Известно, что немецкие интеллектуалы из академических кругов, испытавшие на себе воздействие аполитичных или антидемократических традиций, лишь в редких случаях испытывали симпатии к веймарской демократии. Они презирали все то, что относилось к этой демократии: партийную систему, многообразие мнений и стилей жизни, релятивизацию так называемых «истин», непрерывно соперничающих друг с другом, усредненность и негероическую «нормальность». В этих кругах государство, народ, нация рассматривались как ценности, в которых еще продолжает жить пришедшая в упадок метафизическая субстанция: считалось, что государство, стоящее над партиями, действенно именно как облагораживающая народный организм нравственная идея; что лидирующие личности, обладающие харизмой, выражают дух народа.
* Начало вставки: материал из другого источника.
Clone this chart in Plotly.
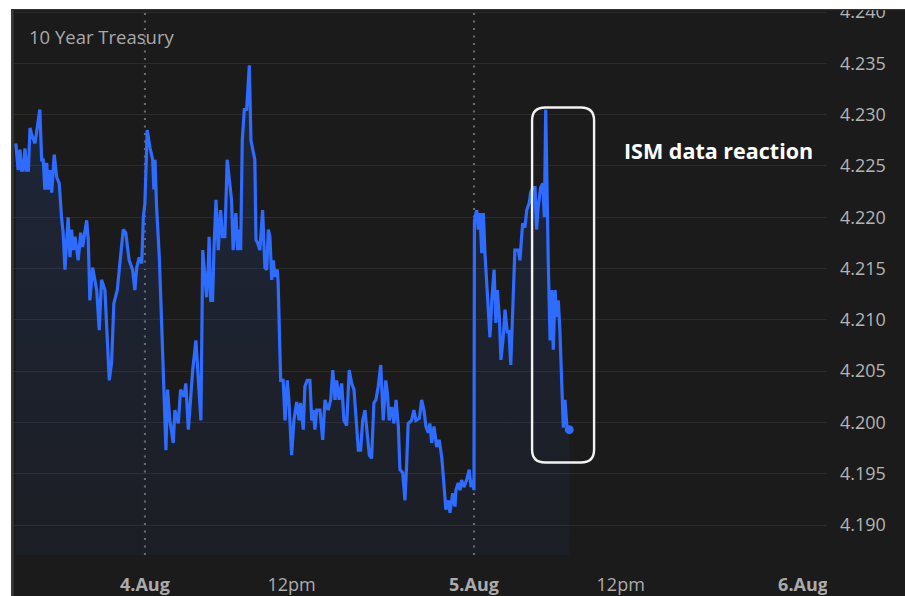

В том году, когда было опубликовано «Бытие и время», ректор Мюнхенского университета Карл Фосслер [197] выступил с критикой антидемократических настроений, бытовавших среди его коллег: «Все в новых и новых обличьях проявляется старое неразумие: поверхностные рассуждения о политике – метафизические, спекулятивные, романтические, фанатичные, абстрактные и мистические… Часто можно услышать сетования на то, как грязны, нездоровы и нечисты все политические дела, как лжива пресса, как фальшива деятельность кабинетов, как вульгарны парламенты и так далее. Очевидно, те, кто жалуется на все это, считают самих себя слишком возвышенными, слишком духовными, чтобы заниматься политикой».
Note 197
Карл Фосслер (1872-1949) – филолог, специалист по романским литературам; профессор Гейдельбергского (1902), Вюрцбургского (1909-1910), Мюнхенского (1911-1937; 1945-1947) университетов, ректор Мюнхенского университета (1946). Автор работ «Позитивизм и идеализм в языкознании» (1904), «Дух и культура в языке» (1925) и др.